Michaelson v. Wassmann (In re Promise Healthcare Group, LLC)
- Summarized by David Treacy , U.S. Bankruptcy Court, Eastern District of Kentucky
- 11 months 4 weeks ago
- Case Type:
- Business
- Case Status:
- Affirmed
- Citation:
- No. 24-2159 (3rd Circuit, Mar 03,2025) Published
- Tag(s):
-
- Ruling:
- The Third Circuit affirmed a bankruptcy court's summary judgment ruling that a claim is not time barred when the claimant timely files a proof of claim in the bankruptcy case but does not file a complaint before the later of the expiration of a state law limitations period and thirty days after the automatic stay terminates under 11 U.S.C. § 108(c)(2).
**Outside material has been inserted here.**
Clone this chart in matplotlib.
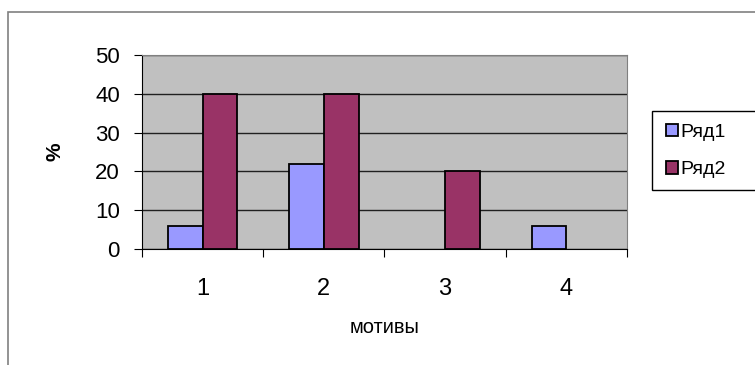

The circuit court disagreed that (1) a court should assess whether a claim is allowed as of the evaluation date, not the petition date; and (2) a creditor must timely file a non-bankruptcy action to protect its bankruptcy claim.
- Procedural context:
- After the U.S. Bankruptcy Court for the District of Delaware issued its order denying a motion for summary judgment by liquidating trustee Robert Michaelson, seeking to disallow a claim as untimely, the trustee sought leave to pursue a direct appeal to the Third Circuit. The U.S. District Court for the District of Delaware granted the motion and certified the interlocutory order for a direct appeal to the circuit pursuant to 28 U.S.C. § 158(d)(2)(A)(i) and (iii). The Third Circuit accepted the appeal. In affirming the bankruptcy court, the circuit court noted that, on remand, the district court will have to try claimant Patrick Wassmans's underlying personal injury claim pursuant to 28 U.S.C. §§ 157(b)(2)(O) and (b)(5) as the parties had not consented to having the bankruptcy court decide the dispute.
- Facts:
- Promise Healthcare Group, LLC and its affiliates, operators of hospital and nursing facilities, sought bankruptcy relief under chapter 11 on November 18, 2018. Before the proof of claim deadline passed, Appellee Patrick Wassmann filed a $10 million claim based on allegedly negligent care he'd received in a facility between March 9 and June 15, 2017. The medical malpractice claim was subject to a two-year statute of limitations under Florida law. The bankruptcy court confirmed Debtors’ reorganization plan in September 2020 and the plan went into effect on October 1, 2020. Under 11 U.S.C. § 108(c)(2), Wassmann had until November 1, 2020 to file a state court action but opted not to, seeking recovery in the bankruptcy court alone. The trustee moved for a summary judgment in February 2023, contending Wassann's claim should be disallowed. The trustee argued: "even though the claim was timely as of the petition date . . . it became untimely by the time the [t]rustee objected to it and it was evaluated. He urges that the latter date, and not the petition date, is the appropriate reference point for evaluating a claim’s validity. The [t]rustee also urges that Wassmann’s claim is barred because Wassmann failed to file a timely state court complaint in addition to his Chapter 11 proof of claim." The bankruptcy judge denied the trustee's motion, leading to this interlocutory appeal.